### Given instruction:
Make an exact transcription of the material, leaving out all images.
:::
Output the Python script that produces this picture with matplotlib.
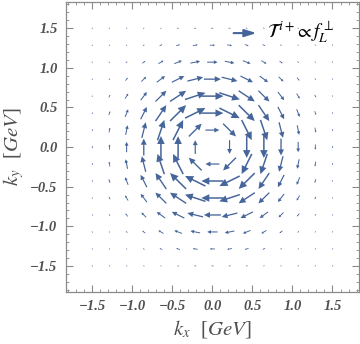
#!/usr/bin/env python3
"""Vector field of the T-odd transverse-momentum distribution in the (kx, ky) plane."""

import numpy as np
import matplotlib
matplotlib.use("Agg")
import matplotlib.pyplot as plt

plt.rcParams["mathtext.fontset"] = "stix"

# grid of sample points (GeV), 15 x 15
k_grid = [-1.5, -1.2857, -1.0714, -0.8571, -0.6429, -0.4286, -0.2143, 0.0,
          0.2143, 0.4286, 0.6429, 0.8571, 1.0714, 1.2857, 1.5]

# arrow magnitude (arb. units) for one quadrant,
# indexed [|iy|][|ix|] from the centre outwards; field circulates clockwise
quad_mag = [
    [0.0, 13.9, 22.0, 22.2, 17.0, 10.4, 5.2, 2.2],
    [13.9, 18.2, 22.7, 21.6, 16.2, 9.8, 4.9, 2.0],
    [22.0, 22.7, 22.7, 19.4, 13.9, 8.2, 4.0, 1.7],
    [22.2, 21.6, 19.4, 15.4, 10.4, 6.0, 2.9, 1.2],
    [17.0, 16.2, 13.9, 10.4, 6.8, 3.8, 1.8, 0.7],
    [10.4, 9.8, 8.2, 6.0, 3.8, 2.0, 0.9, 0.4],
    [5.2, 4.9, 4.0, 2.9, 1.8, 0.9, 0.4, 0.2],
    [2.2, 2.0, 1.7, 1.2, 0.7, 0.4, 0.2, 0.1],
]

tick_vals = [-1.5, -1.0, -0.5, 0.0, 0.5, 1.0, 1.5]
tick_labels = ["\u22121.5", "\u22121.0", "\u22120.5", "0.0", "0.5", "1.0", "1.5"]

arrow_color = "#46659a"
text_color = "#505050"
frame_color = "#8a8a8a"

fig = plt.figure(figsize=(3.6, 3.44), dpi=100)
ax = fig.add_axes([0.183, 0.151, 0.814, 0.843])

scale = 1.0 / 80.0  # magnitude units -> GeV on the plot
n = len(k_grid)
mid = n // 2
for iy in range(n):
    for ix in range(n):
        x, y = k_grid[ix], k_grid[iy]
        r = np.hypot(x, y)
        if r == 0:
            continue
        m = quad_mag[abs(iy - mid)][abs(ix - mid)]
        L = max(m, 1.4) * scale
        ux, uy = y / r, -x / r
        dx, dy = ux * L, uy * L
        ax.arrow(x - dx / 2, y - dy / 2, dx, dy,
                 length_includes_head=True,
                 width=0.04 * L + 0.008,
                 head_width=0.32 * L + 0.006,
                 head_length=0.36 * L,
                 color=arrow_color, linewidth=0)

# legend arrow and label
ax.annotate("", xy=(0.66, 0.893), xytext=(0.563, 0.893),
            xycoords="axes fraction",
            arrowprops=dict(arrowstyle="-|>,head_length=0.7,head_width=0.22",
                            color=arrow_color, lw=1.5))
ax.text(0.685, 0.895, r"$\mathcal{T}^{\,i+}\!\propto f_L^{\perp}$",
        transform=ax.transAxes, fontsize=14, va="center", ha="left",
        color="black")

ax.set_xlim(-1.83, 1.83)
ax.set_ylim(-1.83, 1.83)

ax.set_xticks(tick_vals)
ax.set_xticklabels(tick_labels)
ax.set_yticks(tick_vals)
ax.set_yticklabels(tick_labels)
ax.set_xticks(np.arange(-1.8, 1.81, 0.1), minor=True)
ax.set_yticks(np.arange(-1.8, 1.81, 0.1), minor=True)

for lab in ax.get_xticklabels() + ax.get_yticklabels():
    lab.set_fontfamily("Liberation Serif")
    lab.set_fontstyle("italic")
    lab.set_fontweight("bold")
    lab.set_fontsize(10.5)
    lab.set_color(text_color)

ax.tick_params(which="both", direction="in", top=True, right=True,
               color=frame_color)
ax.tick_params(which="major", length=5, width=0.8, pad=6)
ax.tick_params(which="minor", length=2.5, width=0.6)
for sp in ax.spines.values():
    sp.set_color(frame_color)
    sp.set_linewidth(0.9)

ax.set_xlabel(r"$k_x$  [$GeV$]", fontsize=15, color=text_color,
              family="Liberation Serif", labelpad=3)
ax.set_ylabel(r"$k_y$  [$GeV$]", fontsize=15, color=text_color,
              family="Liberation Serif", labelpad=3)

fig.savefig("out.png", dpi=100)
:::
### Task answer:
Output the Python script that produces this picture with matplotlib.
#!/usr/bin/env python3
"""Vector field of the T-odd transverse-momentum distribution in the (kx, ky) plane."""

import numpy as np
import matplotlib
matplotlib.use("Agg")
import matplotlib.pyplot as plt

plt.rcParams["mathtext.fontset"] = "stix"

# grid of sample points (GeV), 15 x 15
k_grid = [-1.5, -1.2857, -1.0714, -0.8571, -0.6429, -0.4286, -0.2143, 0.0,
          0.2143, 0.4286, 0.6429, 0.8571, 1.0714, 1.2857, 1.5]

# arrow magnitude (arb. units) for one quadrant,
# indexed [|iy|][|ix|] from the centre outwards; field circulates clockwise
quad_mag = [
    [0.0, 13.9, 22.0, 22.2, 17.0, 10.4, 5.2, 2.2],
    [13.9, 18.2, 22.7, 21.6, 16.2, 9.8, 4.9, 2.0],
    [22.0, 22.7, 22.7, 19.4, 13.9, 8.2, 4.0, 1.7],
    [22.2, 21.6, 19.4, 15.4, 10.4, 6.0, 2.9, 1.2],
    [17.0, 16.2, 13.9, 10.4, 6.8, 3.8, 1.8, 0.7],
    [10.4, 9.8, 8.2, 6.0, 3.8, 2.0, 0.9, 0.4],
    [5.2, 4.9, 4.0, 2.9, 1.8, 0.9, 0.4, 0.2],
    [2.2, 2.0, 1.7, 1.2, 0.7, 0.4, 0.2, 0.1],
]

tick_vals = [-1.5, -1.0, -0.5, 0.0, 0.5, 1.0, 1.5]
tick_labels = ["\u22121.5", "\u22121.0", "\u22120.5", "0.0", "0.5", "1.0", "1.5"]

arrow_color = "#46659a"
text_color = "#505050"
frame_color = "#8a8a8a"

fig = plt.figure(figsize=(3.6, 3.44), dpi=100)
ax = fig.add_axes([0.183, 0.151, 0.814, 0.843])

scale = 1.0 / 80.0  # magnitude units -> GeV on the plot
n = len(k_grid)
mid = n // 2
for iy in range(n):
    for ix in range(n):
        x, y = k_grid[ix], k_grid[iy]
        r = np.hypot(x, y)
        if r == 0:
            continue
        m = quad_mag[abs(iy - mid)][abs(ix - mid)]
        L = max(m, 1.4) * scale
        ux, uy = y / r, -x / r
        dx, dy = ux * L, uy * L
        ax.arrow(x - dx / 2, y - dy / 2, dx, dy,
                 length_includes_head=True,
                 width=0.04 * L + 0.008,
                 head_width=0.32 * L + 0.006,
                 head_length=0.36 * L,
                 color=arrow_color, linewidth=0)

# legend arrow and label
ax.annotate("", xy=(0.66, 0.893), xytext=(0.563, 0.893),
            xycoords="axes fraction",
            arrowprops=dict(arrowstyle="-|>,head_length=0.7,head_width=0.22",
                            color=arrow_color, lw=1.5))
ax.text(0.685, 0.895, r"$\mathcal{T}^{\,i+}\!\propto f_L^{\perp}$",
        transform=ax.transAxes, fontsize=14, va="center", ha="left",
        color="black")

ax.set_xlim(-1.83, 1.83)
ax.set_ylim(-1.83, 1.83)

ax.set_xticks(tick_vals)
ax.set_xticklabels(tick_labels)
ax.set_yticks(tick_vals)
ax.set_yticklabels(tick_labels)
ax.set_xticks(np.arange(-1.8, 1.81, 0.1), minor=True)
ax.set_yticks(np.arange(-1.8, 1.81, 0.1), minor=True)

for lab in ax.get_xticklabels() + ax.get_yticklabels():
    lab.set_fontfamily("Liberation Serif")
    lab.set_fontstyle("italic")
    lab.set_fontweight("bold")
    lab.set_fontsize(10.5)
    lab.set_color(text_color)

ax.tick_params(which="both", direction="in", top=True, right=True,
               color=frame_color)
ax.tick_params(which="major", length=5, width=0.8, pad=6)
ax.tick_params(which="minor", length=2.5, width=0.6)
for sp in ax.spines.values():
    sp.set_color(frame_color)
    sp.set_linewidth(0.9)

ax.set_xlabel(r"$k_x$  [$GeV$]", fontsize=15, color=text_color,
              family="Liberation Serif", labelpad=3)
ax.set_ylabel(r"$k_y$  [$GeV$]", fontsize=15, color=text_color,
              family="Liberation Serif", labelpad=3)

fig.savefig("out.png", dpi=100)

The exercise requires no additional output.